Plaintiff misplaces its reliance on the First Department's decision in Moyal v Sleppin (139 AD3d 605 [1st Dept 2016]). It is true that Sleppin states that "a motion to strike a demand for a jury trial may be made at anytime up to the opening of trial." (Id. at 605.) The court did not, however, apply that rule in a vacuum, but rather relied on its conclusion that defendants' delay in moving to strike had not been prejudicial under the particular circumstances of the case.

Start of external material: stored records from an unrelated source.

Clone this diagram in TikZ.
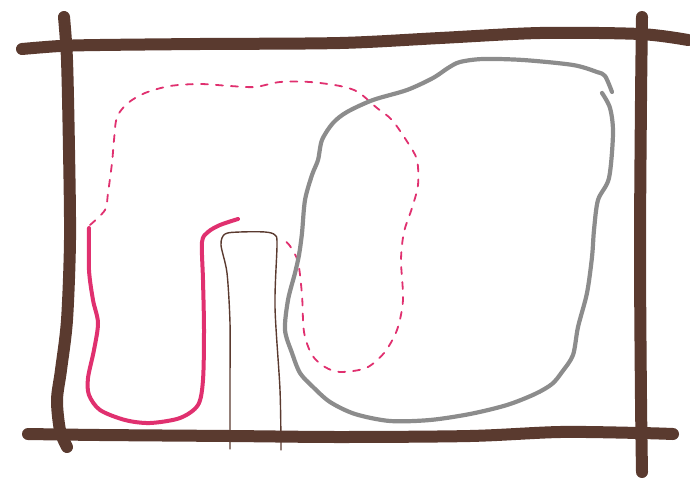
\documentclass[tikz,border=0pt]{standalone}
\definecolor{framebrown}{HTML}{5A3A2F}
\definecolor{inkpink}{HTML}{E0306F}
\definecolor{inkgray}{HTML}{8C8C8C}
\tikzset{
  frameline/.style={draw=framebrown, line width=12pt, line cap=round, line join=round},
  pinkline/.style={draw=inkpink, line width=4pt, line cap=round, line join=round},
  pinkdash/.style={draw=inkpink, line width=1.8pt, line cap=round, dash pattern=on 7pt off 8pt},
  grayline/.style={draw=inkgray, line width=4.2pt, line cap=round, line join=round},
  pillar/.style={draw=framebrown, line width=1.4pt, line cap=round, line join=round}
}
\begin{document}
\begin{tikzpicture}[x=1pt,y=-1pt]
\useasboundingbox (0,0) rectangle (690,479);
% frame
\draw[frameline] plot[smooth] coordinates {(22,49) (60,46) (100,45) (200,44) (340,43) (440,38) (540,33) (640,34) (688,40)};
\draw[frameline] plot[smooth] coordinates {(64,17) (67,60) (69,150) (70,240) (67,320) (61,370) (57,400) (60,430) (67,447)};
\draw[frameline] plot[smooth] coordinates {(28,434) (100,435) (230,436) (340,437) (470,436) (560,432) (640,433) (673,434)};
\draw[frameline] plot[smooth] coordinates {(642,17) (641,100) (640,250) (641,400) (642,472)};
% pillar
\draw[pillar] plot[smooth] coordinates {(230,449) (230,380) (230,323) (227,273) (221,245) (225,234) (240,232) (265,232) (275,235) (277,245) (275,307) (280,390) (281,450)};
% pink solid
\draw[pinkline] plot[smooth] coordinates {(89,228) (89,270) (93,300) (98,323) (94,350) (88,378) (89,395) (100,410) (125,420) (150,423) (180,418) (198,405) (203,380) (204,330) (203,280) (202,242) (208,232) (220,225) (238,219)};
% pink dashed
\draw[pinkdash] plot[smooth] coordinates {(90,225) (105,210) (108,193) (112,163) (114,140) (117,117) (128,103) (145,93) (170,86) (200,84) (230,86) (255,87) (280,82) (310,82) (340,86) (358,92) (377,108) (392,120) (408,143) (417,160) (418,185) (412,208) (404,232) (401,260) (403,300) (397,330) (384,353) (366,368) (340,372) (325,367) (312,355) (304,332) (302,295) (298,262) (290,246) (284,240)};
% gray blob
\draw[grayline] plot[smooth] coordinates {(612,92) (605,76) (597,72) (573,65) (523,60) (483,59) (460,62) (448,68) (433,78) (407,90) (373,100) (347,112) (333,123) (322,140) (318,160) (312,175) (305,200) (302,233) (299,255) (295,273) (288,300) (285,330) (292,353) (300,373) (313,387) (330,402) (355,414) (390,421) (430,420) (470,414) (507,405) (535,394) (552,384) (562,372) (573,355) (578,327) (587,293) (592,257) (594,230) (598,200) (609,178) (613,133) (610,108) (602,93)};
\end{tikzpicture}
\end{document}
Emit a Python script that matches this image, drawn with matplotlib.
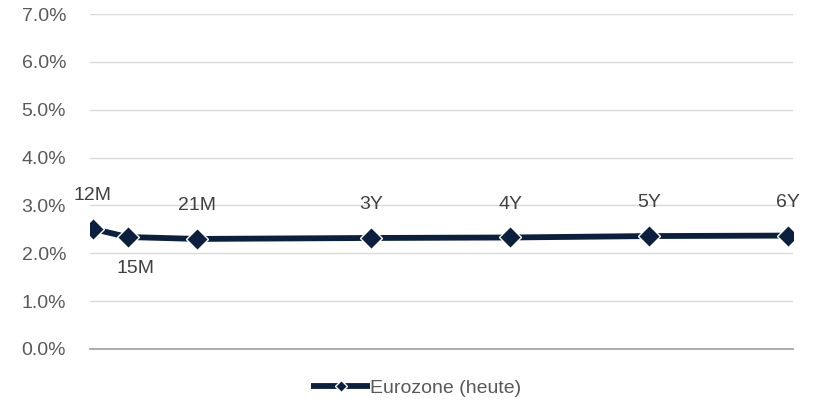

And those circumstances are materially different from those presented here.

In Sleppin, the motion court had granted defendants' motion for partial summary judgment; and that ruling was later modified on appeal to restore some of plaintiffs' claims. (See Moyal v Group IX, Inc., 112 AD3d 402, 403 [1st Dept 2013].) A delay in resuming trial proceedings then ensued, and the case had only been back on the trial calendar for a period of months when defendants moved, in advance of trial, to strike the jury demand. (See Sleppin, 139 AD3d at 605-606.) In this case, on the other hand, after plaintiff's filing of the second note of issue, the action waited on the trial calendar for nearly four years before defendant sought to strike the jury demand on the literal morning of jury selection. This case is much more akin to Sapp than to Sleppin.

Accordingly, it is

ORDERED that defendant's application to strike plaintiff's jury demand is denied.